Over a Barrel? Remember to read your T&Cs!

One of the most frequent queries we receive relates to contractual disputes. Like all businesses, Academy Trusts regularly enter into contractual relationships with suppliers for a range of reasons – from IT to catering to sports. The terms and conditions which form part of the agreements between these parties are often taken as read, but Academy Trusts should be aware of some of the pitfalls so that they are not bound by unfavourable terms.

Standard terms and conditions, particularly from IT providers, are often not adapted to the education sector. Academy Trusts will need to establish whether any contractual indemnities (an indemnity is a contractual obligation to compensate another party for loss or damage by making a payment) are included in the terms and conditions.

Academy Trusts are required to obtain approval from the Education and Skills Funding Agency (“ESFA”) before entering into indemnities which go beyond the ‘delegated limits’ (this requirement is set out in the Academies Financial Handbook (“AFH”) 2018). The delegated limits, subject to a maximum of £250,000, are:

  • 1% of total annual income or £45,000 (whichever is smaller) per single transaction;
  • Cumulatively, 2.5% of total annual income in any financial year per category of transaction for any Academy Trusts that have not submitted timely, unqualified audited accounts for the previous two financial years. This category includes new Academy Trusts that have not had the opportunity to produce two years of audited accounts; or
  • Cumulatively, 5% of total annual income in any financial year per category of transaction for any Academy Trusts that have submitted timely, unqualified audited accounts for the previous two financial years.

If an Academy Trust enters into a contract which contains an indemnity that goes beyond these delegated limits, and fails to obtain prior consent from the ESFA, the Academy Trust will be in breach of the AFH 2018.

Standard terms and conditions are subject to the Unfair Contract Terms Act 1977 which governs whether a contractual term is considered to be unfair, and therefore unenforceable. We have come across suppliers updating their standard terms and conditions and attempting to exercise a unilateral right to vary a contract so as to increase the term length. We have also come across contracts in which it has been attempted to restrict statutory rights. Academy Trusts should be aware that terms of a contract will not always be enforceable. If a term looks unfair or unreasonable, please contact us under the legal support retainer.

The terms and conditions will set out how to terminate the contract. If the procedure outlined in the terms and conditions is not followed, the notice to terminate shall be invalid. Understanding how to terminate a contract, whether in writing or otherwise, and how to provide sufficient notice is important so that contracts do not automatically renew. Our recommendation is to set reminders of the contract term length and notice provisions so that you are aware when action needs to be taken.

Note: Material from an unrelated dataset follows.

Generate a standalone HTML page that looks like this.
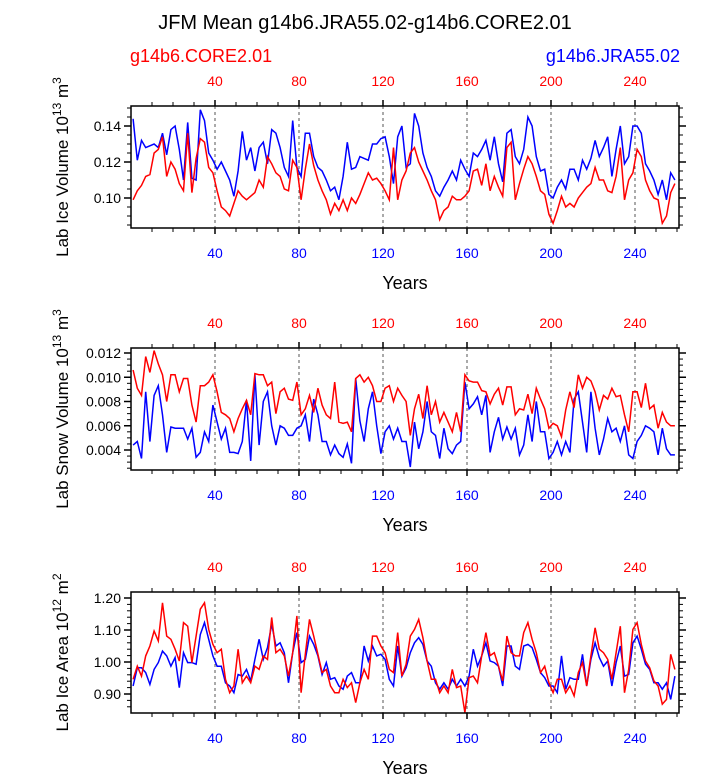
<!DOCTYPE html>
<html><head><meta charset="utf-8"><style>
body{margin:0;background:#fff;}
svg{display:block;font-family:"Liberation Sans",sans-serif;}
</style></head><body>
<svg id="chart" width="723" height="775" viewBox="0 0 723 775">
<text x="365" y="29" text-anchor="middle" font-size="20">JFM Mean g14b6.JRA55.02-g14b6.CORE2.01</text>
<text x="130" y="62" font-size="18" fill="#ff0000">g14b6.CORE2.01</text>
<text x="680" y="62" font-size="18" fill="#0000ff" text-anchor="end">g14b6.JRA55.02</text>
</svg>
<script>
const years = [];
for (let t = 1; t <= 259; t += 2) years.push(t);
const xTicks = [40, 80, 120, 160, 200, 240];

const iceVolRed = [0.099,0.104,0.107,0.112,0.113,0.125,0.127,0.134,0.112,0.120,0.116,0.108,0.104,0.136,0.103,0.122,0.133,0.131,0.117,0.114,0.104,0.095,0.093,0.090,0.097,0.104,0.101,0.099,0.101,0.103,0.110,0.106,0.123,0.119,0.114,0.112,0.105,0.104,0.121,0.117,0.099,0.116,0.130,0.118,0.110,0.104,0.099,0.091,0.097,0.093,0.099,0.093,0.100,0.097,0.102,0.108,0.114,0.110,0.111,0.108,0.104,0.099,0.128,0.099,0.110,0.115,0.125,0.128,0.120,0.115,0.110,0.104,0.099,0.088,0.093,0.095,0.101,0.099,0.099,0.101,0.104,0.115,0.116,0.107,0.119,0.104,0.112,0.106,0.101,0.128,0.131,0.099,0.108,0.116,0.123,0.119,0.112,0.104,0.102,0.091,0.086,0.093,0.101,0.095,0.097,0.095,0.100,0.103,0.106,0.108,0.117,0.110,0.110,0.104,0.103,0.112,0.128,0.099,0.110,0.114,0.127,0.123,0.110,0.104,0.100,0.099,0.086,0.090,0.103,0.108];
const iceVolBlue = [0.144,0.121,0.132,0.128,0.129,0.130,0.128,0.136,0.124,0.138,0.140,0.127,0.110,0.142,0.111,0.110,0.149,0.143,0.125,0.121,0.116,0.120,0.115,0.110,0.101,0.115,0.137,0.121,0.128,0.115,0.128,0.131,0.119,0.138,0.136,0.128,0.117,0.112,0.143,0.117,0.112,0.136,0.136,0.123,0.117,0.115,0.110,0.104,0.106,0.099,0.112,0.131,0.116,0.117,0.123,0.122,0.121,0.130,0.130,0.133,0.134,0.123,0.108,0.134,0.140,0.117,0.119,0.147,0.140,0.125,0.117,0.112,0.104,0.101,0.106,0.110,0.115,0.110,0.121,0.116,0.112,0.125,0.123,0.127,0.132,0.121,0.134,0.119,0.109,0.136,0.138,0.123,0.119,0.127,0.145,0.140,0.123,0.115,0.116,0.102,0.100,0.106,0.110,0.105,0.116,0.116,0.110,0.121,0.116,0.122,0.132,0.123,0.128,0.134,0.112,0.127,0.140,0.119,0.123,0.140,0.140,0.136,0.119,0.115,0.110,0.102,0.110,0.099,0.114,0.110];

const snowRed = [0.0106,0.0091,0.0085,0.0117,0.0104,0.0122,0.0111,0.0102,0.0080,0.0102,0.0102,0.0088,0.0099,0.0099,0.0077,0.0063,0.0093,0.0093,0.0096,0.0102,0.0088,0.0071,0.0069,0.0066,0.0055,0.0066,0.0074,0.0081,0.0069,0.0103,0.0102,0.0102,0.0093,0.0096,0.0070,0.0088,0.0091,0.0082,0.0081,0.0096,0.0069,0.0074,0.0085,0.0071,0.0091,0.0077,0.0069,0.0066,0.0096,0.0063,0.0062,0.0063,0.0055,0.0099,0.0102,0.0096,0.0100,0.0093,0.0080,0.0080,0.0091,0.0093,0.0080,0.0091,0.0085,0.0080,0.0052,0.0074,0.0086,0.0066,0.0093,0.0069,0.0080,0.0063,0.0071,0.0063,0.0055,0.0071,0.0055,0.0102,0.0097,0.0096,0.0096,0.0089,0.0088,0.0078,0.0086,0.0091,0.0077,0.0092,0.0092,0.0069,0.0074,0.0073,0.0086,0.0070,0.0091,0.0082,0.0074,0.0058,0.0062,0.0060,0.0051,0.0073,0.0088,0.0075,0.0102,0.0091,0.0100,0.0097,0.0088,0.0073,0.0085,0.0082,0.0091,0.0084,0.0085,0.0069,0.0055,0.0088,0.0088,0.0075,0.0095,0.0074,0.0077,0.0058,0.0071,0.0063,0.0060,0.0060];
const snowBlue = [0.0044,0.0047,0.0033,0.0088,0.0047,0.0085,0.0093,0.0069,0.0038,0.0059,0.0058,0.0058,0.0058,0.0049,0.0058,0.0034,0.0038,0.0055,0.0047,0.0077,0.0063,0.0049,0.0058,0.0038,0.0038,0.0037,0.0047,0.0081,0.0031,0.0102,0.0044,0.0080,0.0088,0.0060,0.0044,0.0060,0.0058,0.0052,0.0052,0.0058,0.0060,0.0069,0.0047,0.0082,0.0069,0.0047,0.0047,0.0036,0.0044,0.0037,0.0034,0.0045,0.0029,0.0099,0.0064,0.0047,0.0074,0.0088,0.0060,0.0037,0.0055,0.0060,0.0049,0.0058,0.0047,0.0047,0.0026,0.0063,0.0041,0.0055,0.0080,0.0055,0.0052,0.0033,0.0058,0.0041,0.0037,0.0044,0.0047,0.0096,0.0074,0.0078,0.0084,0.0069,0.0085,0.0038,0.0055,0.0067,0.0049,0.0059,0.0049,0.0058,0.0036,0.0044,0.0069,0.0047,0.0080,0.0055,0.0055,0.0033,0.0038,0.0047,0.0036,0.0047,0.0038,0.0082,0.0088,0.0063,0.0038,0.0088,0.0058,0.0036,0.0049,0.0066,0.0055,0.0058,0.0047,0.0060,0.0036,0.0033,0.0047,0.0052,0.0060,0.0058,0.0055,0.0036,0.0058,0.0041,0.0036,0.0036];

const areaRed = [0.946,0.987,0.956,1.019,1.050,1.097,1.066,1.185,1.081,1.071,1.040,1.003,1.123,1.112,0.998,1.081,1.165,1.185,1.102,1.055,1.029,1.040,0.946,0.904,0.925,1.040,0.935,0.956,0.935,0.987,0.977,1.019,1.008,1.139,1.029,1.040,1.019,0.956,1.029,1.144,0.904,1.024,1.133,1.081,1.024,0.967,0.977,0.925,0.904,0.904,0.946,0.920,0.935,0.873,0.935,0.977,0.946,1.081,1.081,1.050,1.029,0.977,0.967,1.092,0.956,0.993,1.081,1.102,1.133,1.076,1.003,0.946,0.946,0.904,0.925,0.904,0.977,0.920,0.925,0.842,0.951,0.956,0.935,1.019,1.092,1.020,1.029,0.987,0.941,1.081,1.029,1.019,1.019,1.092,1.123,1.071,1.029,0.967,0.987,0.935,0.904,0.946,0.946,0.904,0.925,0.894,0.967,0.998,0.925,1.019,1.107,1.040,1.029,1.008,0.946,1.029,1.112,0.904,0.977,1.102,1.123,1.055,1.003,0.982,0.941,0.925,0.868,0.883,1.024,0.977];
const areaBlue = [0.925,0.982,0.982,0.967,0.930,0.977,0.998,1.034,1.019,0.987,1.014,0.920,1.029,0.998,0.998,0.993,1.086,1.123,1.071,1.019,0.987,0.987,0.935,0.925,0.904,0.961,0.956,0.977,0.941,1.008,1.071,1.008,1.045,1.118,1.050,1.060,1.029,0.935,1.029,1.092,0.998,1.008,1.081,1.055,1.019,0.961,0.998,0.946,0.951,0.925,0.915,0.956,0.967,0.935,0.935,1.050,1.003,1.050,1.019,1.024,1.008,0.946,0.925,1.050,0.956,0.982,1.029,1.060,1.076,1.055,1.003,0.987,0.935,0.915,0.935,0.915,0.946,0.925,0.946,0.925,0.956,1.040,0.987,1.019,1.060,1.003,0.998,0.987,0.925,1.050,1.050,0.987,0.977,1.050,1.055,1.045,1.008,0.967,0.951,0.925,0.925,0.904,1.019,0.915,0.951,0.946,0.946,1.024,0.925,1.008,1.060,1.014,0.987,1.003,0.925,0.998,1.050,0.956,0.961,1.060,1.081,1.040,0.993,0.977,0.935,0.935,0.915,0.935,0.883,0.956];

const panel1Ticks = [0.10, 0.12, 0.14];
const panel1Labels = ["0.10", "0.12", "0.14"];
const panel2Ticks = [0.004, 0.006, 0.008, 0.010, 0.012];
const panel2Labels = ["0.004", "0.006", "0.008", "0.010", "0.012"];
const panel3Ticks = [0.90, 1.00, 1.10, 1.20];
const panel3Labels = ["0.90", "1.00", "1.10", "1.20"];

const NS = "http://www.w3.org/2000/svg";
const svg = document.getElementById("chart");
const X0 = 131, X1 = 679;
function xScale(t) { return 131 + 2.1 * t; }
function mk(tag, attrs, parent) {
  const e = document.createElementNS(NS, tag);
  for (const k in attrs) e.setAttribute(k, attrs[k]);
  (parent || svg).appendChild(e);
  return e;
}

const panels = [
  {top:106, bot:228, refV:0.14, refY:126, pxPer:1800, ticks:panel1Ticks, labels:panel1Labels, minor:0.005, red:iceVolRed, blue:iceVolBlue, ytitle:"Lab Ice Volume 10", sup:"13", unit:" m", usup:"3", name:"ice-volume"},
  {top:348, bot:470, refV:0.012, refY:353, pxPer:12125, ticks:panel2Ticks, labels:panel2Labels, minor:0.0005, red:snowRed, blue:snowBlue, ytitle:"Lab Snow Volume 10", sup:"13", unit:" m", usup:"3", name:"snow-volume"},
  {top:592, bot:713, refV:1.2, refY:598, pxPer:320, ticks:panel3Ticks, labels:panel3Labels, minor:0.02, red:areaRed, blue:areaBlue, ytitle:"Lab Ice Area 10", sup:"12", unit:" m", usup:"2", name:"ice-area"}
];

panels.forEach((p, pi) => {
  const g = mk("g", {});
  
  
  const yS = v => p.refY + (p.refV - v) * p.pxPer;
  const clipId = "clip" + pi;
  const cp = mk("clipPath", {id: clipId}, g);
  mk("rect", {x: X0, y: p.top, width: X1 - X0, height: p.bot - p.top}, cp);
  // dashed grid
  xTicks.forEach(t => {
    const l = mk("line", {x1: xScale(t), x2: xScale(t), y1: p.top, y2: p.bot, stroke: "#555", "stroke-width": 1, "stroke-dasharray": "3,3"}, g);
    
    
  });
  // series
  [[p.blue, "#0000ff", "jra55"], [p.red, "#ff0000", "core2"]].forEach(([arr, col, nm]) => {
    let d = "";
    arr.forEach((v, i) => { d += (i ? "L" : "M") + xScale(years[i]).toFixed(1) + "," + yS(v).toFixed(1); });
    const path = mk("path", {d: d, fill: "none", stroke: col, "stroke-width": 1.5, "clip-path": "url(#" + clipId + ")"}, g);
    
    
  });
  // frame
  const fr = mk("rect", {x: X0, y: p.top, width: X1 - X0, height: p.bot - p.top, fill: "none", stroke: "#000", "stroke-width": 1.5}, g);
  
  
  // x ticks
  for (let t = 10; t <= 260; t += 10) {
    const major = t % 40 === 0;
    const len = major ? 6 : 4;
    mk("line", {x1: xScale(t), x2: xScale(t), y1: p.top, y2: p.top - len, stroke: "#000", "stroke-width": major ? 1.5 : 1}, g);
    mk("line", {x1: xScale(t), x2: xScale(t), y1: p.bot, y2: p.bot + len, stroke: "#000", "stroke-width": major ? 1.5 : 1}, g);
  }
  xTicks.forEach(t => {
    const a = mk("text", {x: xScale(t), y: p.top - 20, "text-anchor": "middle", "font-size": 14, fill: "#ff0000"}, g);
    a.textContent = t;
    
    
    const b = mk("text", {x: xScale(t), y: p.bot + 30, "text-anchor": "middle", "font-size": 14, fill: "#0000ff"}, g);
    b.textContent = t;
    
    
  });
  const xt = mk("text", {x: 405, y: p.bot + 61, "text-anchor": "middle", "font-size": 18}, g);
  xt.textContent = "Years";
  
  
  // y minor ticks
  const vTop = p.refV + (p.refY - p.top) / p.pxPer, vBot = p.refV - (p.bot - p.refY) / p.pxPer;
  const k0 = Math.ceil(vBot / p.minor - 1e-6), k1 = Math.floor(vTop / p.minor + 1e-6);
  for (let k = k0; k <= k1; k++) {
    const y = yS(k * p.minor);
    mk("line", {x1: X0, x2: X0 - 4, y1: y, y2: y, stroke: "#000", "stroke-width": 1}, g);
    mk("line", {x1: X1, x2: X1 + 4, y1: y, y2: y, stroke: "#000", "stroke-width": 1}, g);
  }
  p.ticks.forEach((v, i) => {
    const y = yS(v);
    mk("line", {x1: X0, x2: X0 - 7, y1: y, y2: y, stroke: "#000", "stroke-width": 1.5}, g);
    mk("line", {x1: X1, x2: X1 + 7, y1: y, y2: y, stroke: "#000", "stroke-width": 1.5}, g);
    const tl = mk("text", {x: X0 - 10, y: y + 5, "text-anchor": "end", "font-size": 14}, g);
    tl.textContent = p.labels[i];
    
    
  });
  // y title
  const cy = (p.top + p.bot) / 2;
  const yt = mk("text", {x: 0, y: 0, "text-anchor": "middle", "font-size": 17, transform: "translate(68," + cy + ") rotate(-90)"}, g);
  
  
  const s1 = mk("tspan", {}, yt); s1.textContent = p.ytitle;
  const s2 = mk("tspan", {dy: -7, "font-size": 12}, yt); s2.textContent = p.sup;
  const s3 = mk("tspan", {dy: 7}, yt); s3.textContent = p.unit;
  const s4 = mk("tspan", {dy: -7, "font-size": 12}, yt); s4.textContent = p.usup;
});
</script>
</body></html>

If in doubt, consult us before entering into a contract or whenever a question of interpretation arises.

We recently reviewed some standard terms and conditions that an Academy Trust had signed, which included a right for the supplier to alter the terms at its discretion. The supplier then extended the contract unilaterally, increasing the value of the contract by 300%! This highlights the importance for Academy Trusts to be vigilant when entering into contracts to avoid being bound by unfavourable terms.

The law and practice referred to in this article or webinar has been paraphrased or summarised. It might not be up-to-date with changes in the law and we do not guarantee the accuracy of any information provided at the time of reading. It should not be construed or relied upon as legal advice in relation to a specific set of circumstances.